Persecution of ethnic minorities

More than 10.000 ethnic Hmong have staged mass protests on April 30, 2011, in Dien Bien province, calling for land reform and religious freedom. On May 4 and 5, Vietnamese soldiers and helicopters moved in to quell the protests. There are unconfirmed reports that 28 protesters were killed and hundreds injured. International human rights organisations and journalists were unable to visit the crisis region to verify the reports.

The protests were the worst since the uprising of the indigenous Montagnard people in 2001 and 2004 in the Central Highlands, who protested against land confiscation for coffee plantations and the denial of religious freedom. The protests violently were crushed by Vietnamese troops and about 1.700 Montagnards fled to Cambodia. Recently, authorities in Vietnam have stepped up repression of the indigenous Christian minority in the Central Highlands. More than 70 Montagnards were detained in 2010 and more than 250 are known to be imprisoned on national security charges. Still today they face harsh persecution for criticizing the official land policy and for worshipping in independent house churches.
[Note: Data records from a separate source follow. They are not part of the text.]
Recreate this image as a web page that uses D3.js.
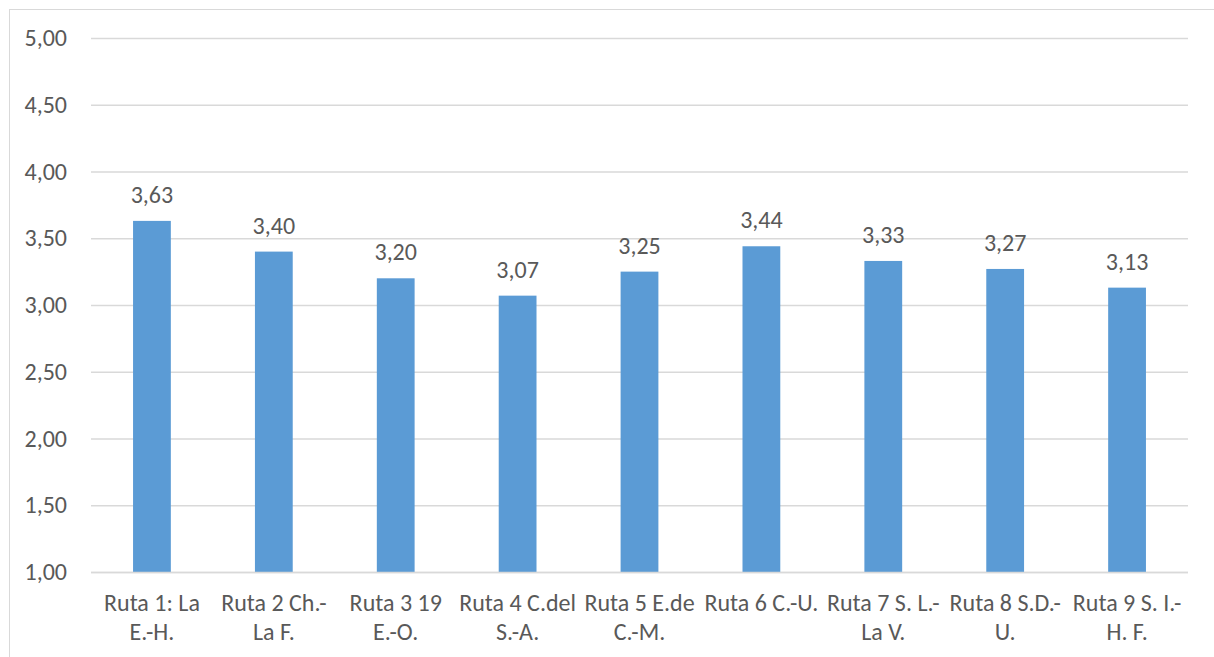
<!DOCTYPE html>
<html>
<head>
<meta charset="utf-8">
<script src="https://cdn.jsdelivr.net/npm/d3@7"></script>
<style>
  html, body { margin: 0; padding: 0; background: #fff; }
  svg { display: block; }
  text { font-family: Carlito, Lato, "Liberation Sans", sans-serif; fill: #595959; }
</style>
</head>
<body>
<svg id="chart" width="1214" height="657"></svg>
<script>
// Route names and their average scores
const categories = [
  "Ruta 1: La E.-H.",
  "Ruta 2 Ch.- La F.",
  "Ruta 3 19 E.-O.",
  "Ruta 4 C.del S.-A.",
  "Ruta 5 E.de C.-M.",
  "Ruta 6 C.-U.",
  "Ruta 7 S. L.- La V.",
  "Ruta 8 S.D.- U.",
  "Ruta 9 S. I.- H. F."
];
const values = [3.63, 3.40, 3.20, 3.07, 3.25, 3.44, 3.33, 3.27, 3.13];
const yTicks = [1.0, 1.5, 2.0, 2.5, 3.0, 3.5, 4.0, 4.5, 5.0];

const FS = 24;
const svg = d3.select("#chart");
const margin = { left: 91, right: 26, top: 38, bottom: 85 };
const W = 1214, H = 657;
const plotW = W - margin.left - margin.right;
const plotH = H - margin.top - margin.bottom;

const fmt = v => v.toFixed(2).replace(".", ",");

// outer chart frame
svg.append("rect")
  .attr("x", 9.5).attr("y", 9.5)
  .attr("width", W + 20).attr("height", H + 20)
  .attr("fill", "none").attr("stroke", "#d9d9d9").attr("stroke-width", 1);

const g = svg.append("g").attr("transform", `translate(${margin.left},${margin.top})`);

const x = d3.scaleBand().domain(categories).range([0, plotW]).paddingInner(0.69).paddingOuter(0.345);
const y = d3.scaleLinear().domain([1, 5]).range([plotH, 0]);

// horizontal gridlines and y labels
const yAxis = d3.axisLeft(y).tickValues(yTicks).tickSize(-plotW).tickPadding(24).tickFormat(fmt);
const ya = g.append("g").call(yAxis);
ya.select(".domain").remove();
ya.selectAll(".tick line").attr("stroke", "#d9d9d9").attr("stroke-width", 1.3);
ya.selectAll(".tick text").attr("font-size", FS).style("fill", "#595959")
  .style("font-family", "Carlito, Lato, 'Liberation Sans', sans-serif");

// bars
g.selectAll("rect.bar").data(values).join("rect")
  .attr("class", "bar")
  .attr("x", (d, i) => x(categories[i]))
  .attr("width", x.bandwidth())
  .attr("y", d => y(d))
  .attr("height", d => y(1) - y(d))
  .attr("fill", "#5b9bd5");

// value labels
g.selectAll("text.val").data(values).join("text")
  .attr("class", "val")
  .attr("x", (d, i) => x(categories[i]) + x.bandwidth() / 2)
  .attr("y", d => y(d) - 18)
  .attr("text-anchor", "middle")
  .attr("font-size", FS)
  .text(fmt);

// x axis baseline
g.append("line")
  .attr("x1", 0).attr("x2", plotW)
  .attr("y1", plotH + 0.5).attr("y2", plotH + 0.5)
  .attr("stroke", "#d9d9d9").attr("stroke-width", 1.3);

// category labels, wrapped to the band width
const step = x.step();
categories.forEach((c, i) => {
  const cx = x(c) + x.bandwidth() / 2;
  const t = g.append("text")
    .attr("text-anchor", "middle")
    .attr("font-size", FS)
    .attr("x", cx).attr("y", plotH + 39);
  const words = c.split(" ");
  let lines = [], cur = [];
  const probe = g.append("text").attr("font-size", FS);
  words.forEach(w => {
    const trial = cur.concat([w]).join(" ");
    probe.text(trial);
    if (cur.length && probe.node().getComputedTextLength() > step) {
      lines.push(cur.join(" "));
      cur = [w];
    } else {
      cur.push(w);
    }
  });
  lines.push(cur.join(" "));
  probe.remove();
  lines.forEach((l, k) => {
    t.append("tspan").attr("x", cx).attr("dy", k === 0 ? 0 : 29).text(l);
  });
});
</script>
</body>
</html>
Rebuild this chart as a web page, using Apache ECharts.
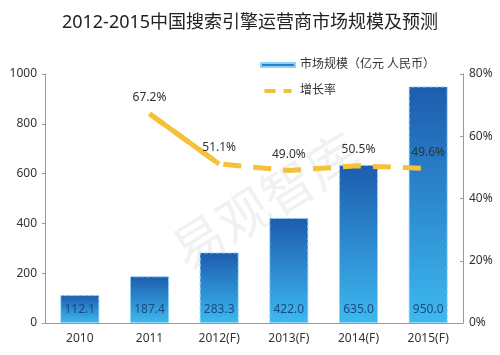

Some former detainees credibly have claimed that they were tortured by security officials in jail.

In relation to the United Nations Human Rights Council as well as bilateral and EU-relationships we expect from the German government to:

 

  • urge the government of Vietnam to invite the UN Special Rapporteurs on freedom of religion, on the human rights of indigenous peoples, on torture and the UN Working Group on Arbitrary detention and international human rights organisations into the country,

     

     

  • urge the government of Vietnam to accept an international investigation into the suppression of protests of ethnic Hmong in Dien Bien province in April / May 2011

     

     

  • urge Vietnam release all prisoners of conscience who are detained for their religious belief or for their peaceful activities as human rights defenders, lawyers , bloggers or political dissidents

     

     

  • urge Vietnam to guarantee the freedom of press and internet

     

     

  • urge Vietnam to ensure religious freedom for all worshippers

     

     

  • urge Vietnam to guarantee the respect of ethnic minorities and their land rights.